> Exercise
Take the data below and copy exactly the lines starting at the one with "Reproduce this diagram with TikZ." and finishing at the one with "(headjoint) at (1365,480);", both included.

-------- Entries supplied

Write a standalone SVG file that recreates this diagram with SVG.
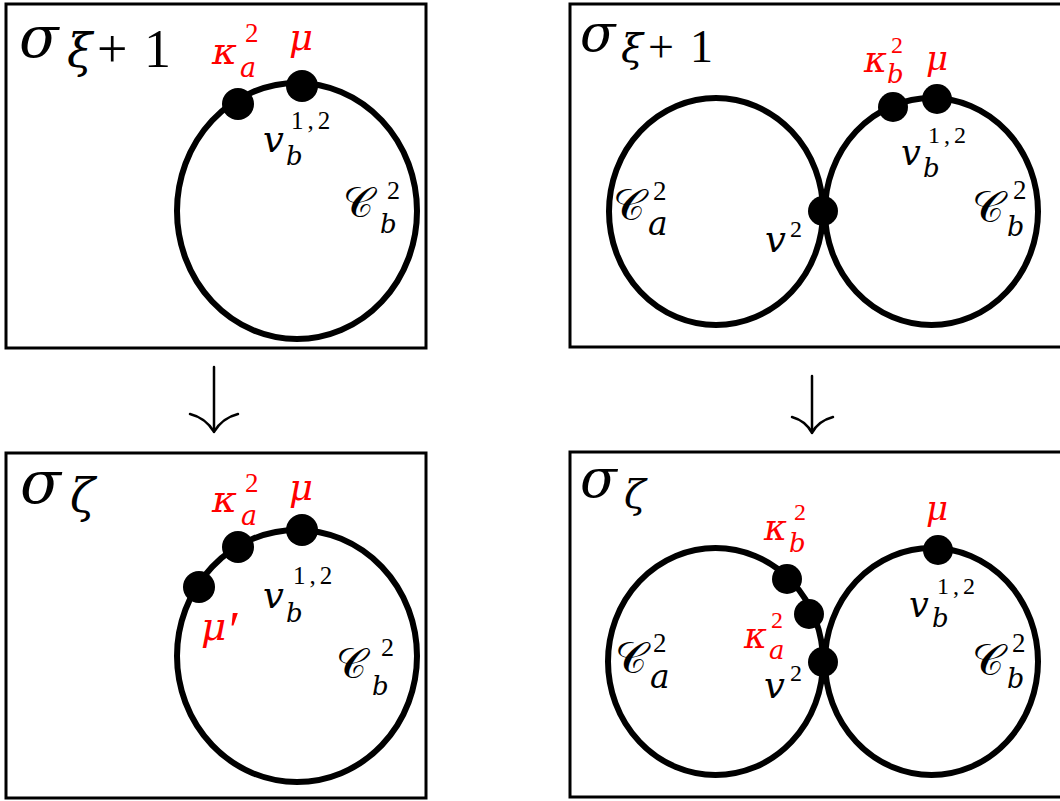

----------------
-------- Entries supplied

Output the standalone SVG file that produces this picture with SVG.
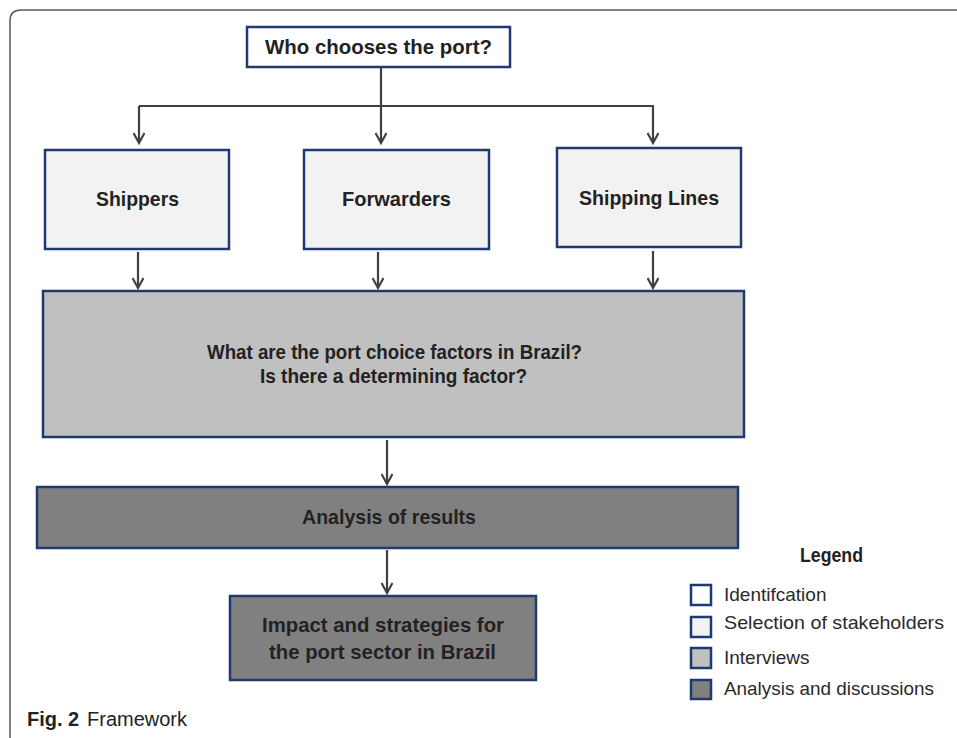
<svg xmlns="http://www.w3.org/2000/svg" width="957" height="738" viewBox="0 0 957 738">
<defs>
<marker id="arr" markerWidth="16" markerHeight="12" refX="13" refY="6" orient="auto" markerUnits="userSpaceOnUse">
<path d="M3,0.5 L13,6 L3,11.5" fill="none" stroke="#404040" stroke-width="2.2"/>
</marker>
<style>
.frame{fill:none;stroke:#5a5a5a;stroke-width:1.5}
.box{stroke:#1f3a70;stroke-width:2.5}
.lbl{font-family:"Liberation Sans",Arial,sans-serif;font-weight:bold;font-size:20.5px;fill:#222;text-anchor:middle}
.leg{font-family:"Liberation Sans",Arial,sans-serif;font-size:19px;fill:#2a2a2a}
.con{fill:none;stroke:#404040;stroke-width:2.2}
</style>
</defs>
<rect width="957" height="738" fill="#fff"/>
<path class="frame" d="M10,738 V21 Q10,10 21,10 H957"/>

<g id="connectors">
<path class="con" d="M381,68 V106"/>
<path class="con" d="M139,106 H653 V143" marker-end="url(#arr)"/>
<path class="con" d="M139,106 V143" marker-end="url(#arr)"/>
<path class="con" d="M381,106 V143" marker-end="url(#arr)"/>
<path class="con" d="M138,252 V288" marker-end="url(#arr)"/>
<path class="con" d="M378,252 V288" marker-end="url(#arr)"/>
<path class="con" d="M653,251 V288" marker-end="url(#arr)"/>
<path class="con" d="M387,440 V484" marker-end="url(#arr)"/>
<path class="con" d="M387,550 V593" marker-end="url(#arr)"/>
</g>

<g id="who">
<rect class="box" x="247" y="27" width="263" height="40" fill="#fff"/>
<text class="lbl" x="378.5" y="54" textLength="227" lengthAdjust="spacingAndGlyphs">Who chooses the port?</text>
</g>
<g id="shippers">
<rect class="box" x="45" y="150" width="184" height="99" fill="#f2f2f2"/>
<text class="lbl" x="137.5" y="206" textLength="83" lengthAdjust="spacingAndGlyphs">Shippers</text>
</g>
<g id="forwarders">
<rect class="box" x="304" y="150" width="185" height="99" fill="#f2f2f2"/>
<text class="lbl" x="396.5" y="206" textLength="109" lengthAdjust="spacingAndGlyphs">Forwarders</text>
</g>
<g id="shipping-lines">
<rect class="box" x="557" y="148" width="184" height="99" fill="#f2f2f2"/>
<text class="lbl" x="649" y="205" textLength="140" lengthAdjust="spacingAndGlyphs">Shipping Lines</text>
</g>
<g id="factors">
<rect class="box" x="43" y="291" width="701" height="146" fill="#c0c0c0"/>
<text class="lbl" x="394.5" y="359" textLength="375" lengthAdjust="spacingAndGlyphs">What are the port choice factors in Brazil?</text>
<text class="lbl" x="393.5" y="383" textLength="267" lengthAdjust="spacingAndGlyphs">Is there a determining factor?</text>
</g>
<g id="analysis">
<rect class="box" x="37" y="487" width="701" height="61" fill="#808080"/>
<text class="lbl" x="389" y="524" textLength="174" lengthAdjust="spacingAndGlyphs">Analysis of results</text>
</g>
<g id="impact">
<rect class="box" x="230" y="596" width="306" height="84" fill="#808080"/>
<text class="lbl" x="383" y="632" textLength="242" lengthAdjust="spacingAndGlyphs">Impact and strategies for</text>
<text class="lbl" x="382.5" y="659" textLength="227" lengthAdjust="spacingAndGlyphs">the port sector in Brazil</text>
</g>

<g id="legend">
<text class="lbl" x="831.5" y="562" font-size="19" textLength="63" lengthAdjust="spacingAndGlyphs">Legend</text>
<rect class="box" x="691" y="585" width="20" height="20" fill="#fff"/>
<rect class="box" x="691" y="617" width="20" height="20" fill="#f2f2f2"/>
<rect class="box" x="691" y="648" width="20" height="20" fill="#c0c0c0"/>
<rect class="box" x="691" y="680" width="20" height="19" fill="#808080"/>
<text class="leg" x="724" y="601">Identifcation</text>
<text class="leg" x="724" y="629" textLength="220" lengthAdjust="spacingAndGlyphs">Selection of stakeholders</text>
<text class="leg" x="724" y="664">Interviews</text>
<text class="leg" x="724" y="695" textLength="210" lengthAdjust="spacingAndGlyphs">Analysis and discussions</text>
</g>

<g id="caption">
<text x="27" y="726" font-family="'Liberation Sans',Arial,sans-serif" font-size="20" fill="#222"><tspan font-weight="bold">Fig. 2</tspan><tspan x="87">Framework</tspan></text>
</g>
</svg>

----------------
-------- Entries supplied

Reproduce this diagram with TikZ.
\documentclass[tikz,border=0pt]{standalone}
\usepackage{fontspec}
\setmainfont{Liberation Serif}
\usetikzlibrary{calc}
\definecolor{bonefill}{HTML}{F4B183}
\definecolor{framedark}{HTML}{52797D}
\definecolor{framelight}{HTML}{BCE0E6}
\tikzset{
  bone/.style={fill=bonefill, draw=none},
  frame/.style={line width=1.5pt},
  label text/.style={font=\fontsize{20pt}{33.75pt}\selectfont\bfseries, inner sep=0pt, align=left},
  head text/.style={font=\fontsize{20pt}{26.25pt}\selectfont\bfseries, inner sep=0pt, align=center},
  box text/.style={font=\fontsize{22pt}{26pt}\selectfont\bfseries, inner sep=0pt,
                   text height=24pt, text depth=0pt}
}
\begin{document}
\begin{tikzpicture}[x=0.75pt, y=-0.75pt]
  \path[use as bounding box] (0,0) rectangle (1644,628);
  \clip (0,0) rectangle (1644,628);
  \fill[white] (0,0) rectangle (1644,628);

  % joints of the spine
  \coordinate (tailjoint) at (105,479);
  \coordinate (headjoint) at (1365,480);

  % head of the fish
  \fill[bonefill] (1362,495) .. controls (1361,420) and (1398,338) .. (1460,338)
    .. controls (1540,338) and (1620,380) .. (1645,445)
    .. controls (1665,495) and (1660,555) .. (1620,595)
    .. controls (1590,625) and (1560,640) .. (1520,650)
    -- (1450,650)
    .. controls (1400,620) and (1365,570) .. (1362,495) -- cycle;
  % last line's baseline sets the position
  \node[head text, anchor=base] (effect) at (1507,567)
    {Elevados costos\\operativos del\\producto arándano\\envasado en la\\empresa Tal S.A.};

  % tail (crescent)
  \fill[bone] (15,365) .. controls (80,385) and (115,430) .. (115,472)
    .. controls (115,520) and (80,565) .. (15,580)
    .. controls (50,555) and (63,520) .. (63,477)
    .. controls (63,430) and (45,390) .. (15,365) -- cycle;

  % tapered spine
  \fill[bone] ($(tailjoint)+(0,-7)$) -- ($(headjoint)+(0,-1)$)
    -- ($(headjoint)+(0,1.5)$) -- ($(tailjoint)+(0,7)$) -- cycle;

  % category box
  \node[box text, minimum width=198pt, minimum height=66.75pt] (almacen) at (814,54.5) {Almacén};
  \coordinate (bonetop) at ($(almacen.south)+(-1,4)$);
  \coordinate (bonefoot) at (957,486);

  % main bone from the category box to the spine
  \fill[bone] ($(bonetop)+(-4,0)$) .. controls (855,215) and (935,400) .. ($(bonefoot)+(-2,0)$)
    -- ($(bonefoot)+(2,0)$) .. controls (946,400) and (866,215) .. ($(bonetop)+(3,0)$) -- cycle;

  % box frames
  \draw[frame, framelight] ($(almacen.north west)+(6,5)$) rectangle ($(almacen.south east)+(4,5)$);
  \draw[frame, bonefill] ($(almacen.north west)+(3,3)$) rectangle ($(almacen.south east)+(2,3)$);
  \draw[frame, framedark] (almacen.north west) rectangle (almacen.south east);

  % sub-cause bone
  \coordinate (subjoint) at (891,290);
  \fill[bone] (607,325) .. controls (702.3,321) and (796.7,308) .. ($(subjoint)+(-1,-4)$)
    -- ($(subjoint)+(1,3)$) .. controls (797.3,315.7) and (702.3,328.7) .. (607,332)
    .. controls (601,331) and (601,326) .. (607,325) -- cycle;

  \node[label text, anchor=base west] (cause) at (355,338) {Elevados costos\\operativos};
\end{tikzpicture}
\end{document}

----------------

> Response
Reproduce this diagram with TikZ.
\documentclass[tikz,border=0pt]{standalone}
\usepackage{fontspec}
\setmainfont{Liberation Serif}
\usetikzlibrary{calc}
\definecolor{bonefill}{HTML}{F4B183}
\definecolor{framedark}{HTML}{52797D}
\definecolor{framelight}{HTML}{BCE0E6}
\tikzset{
  bone/.style={fill=bonefill, draw=none},
  frame/.style={line width=1.5pt},
  label text/.style={font=\fontsize{20pt}{33.75pt}\selectfont\bfseries, inner sep=0pt, align=left},
  head text/.style={font=\fontsize{20pt}{26.25pt}\selectfont\bfseries, inner sep=0pt, align=center},
  box text/.style={font=\fontsize{22pt}{26pt}\selectfont\bfseries, inner sep=0pt,
                   text height=24pt, text depth=0pt}
}
\begin{document}
\begin{tikzpicture}[x=0.75pt, y=-0.75pt]
  \path[use as bounding box] (0,0) rectangle (1644,628);
  \clip (0,0) rectangle (1644,628);
  \fill[white] (0,0) rectangle (1644,628);

  % joints of the spine
  \coordinate (tailjoint) at (105,479);
  \coordinate (headjoint) at (1365,480);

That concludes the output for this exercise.